Rising temperatures are causing alarming glacier disintegration in the Arctic—and the Antarctic. 

A 42 square mile block of ice has just hived off from the Arctic's largest ice shelf, in northeast Greenland, alarming climate scientists. That is the size of Santa Barbara, California. It is ginormous.

Danish scientists are speaking ominously of "glacier disintegration."

The Geological Survey of Denmark and Greenland reports,

"Annual end-of-melt-season area changes for the Arctic's largest ice shelf in Northeast Greenland are measured from optical satellite imagery, and it shows that the area losses for the past two years (year 2018/2019 and year 2019/2020) both exceeded 50 km2. In total, an area nearly twice that of Manhattan Island, New York. In the survey period since 1999, the ice shelf has lost 160 km2."

In the old days before human beings started burning so much coal, gasoline and natural gas, there were seasonal changes to the ice shelf. It would melt a bit in the summer but then grow back in the winter. Now it is just melting.

The Associated Press reports that last year, in 2019 alone, Greenland lost an unprecedented amount of ice, enough to cover all of California in over 4 feet of water. The average woman in the US is 5'5'' and the average man 5'10" so that would be up to their chests. The whole state.

The survey gives a graph where you can see how out of line 2020 has been with the average temperatures of the previous decade:

Average temperatures in Greenland have heated up by 5.4 degrees F. since 1980.
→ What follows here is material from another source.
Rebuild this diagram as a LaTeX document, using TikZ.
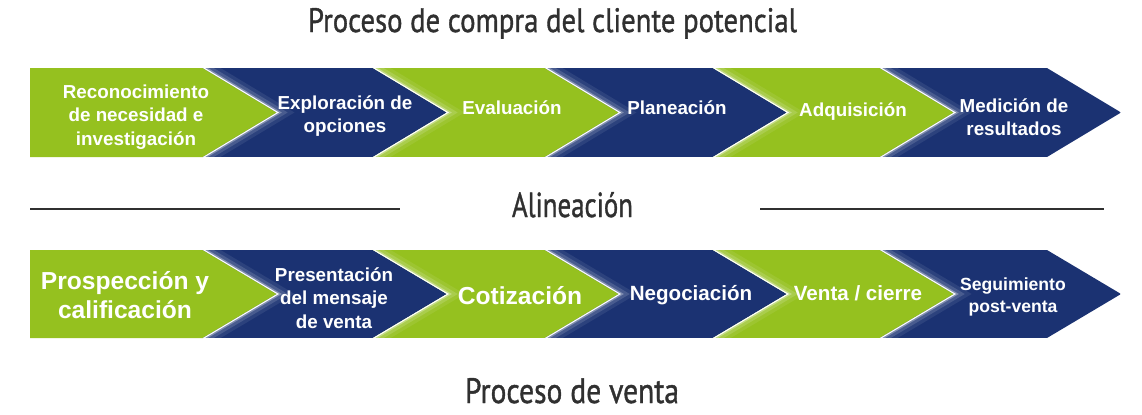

Speaking of the disintegration of glaciers, it is happening in Antarctica, too. There are two gargantuan glaciers, Pine Island and Thwaites, that are already responsible for 5% of sea level rise. They anchor the West Antarctic Ice Shelf. If they become unmoored, and the parts of the ice shelf that are not already in the water plop in to the ocean, it would raise sea level by an average of 10 feet over time.

That would pretty much do in Miami and New Orleans, but also parts of lower Manhattan. It would be a catastrophe.

So the bad news? They are becoming unmoored.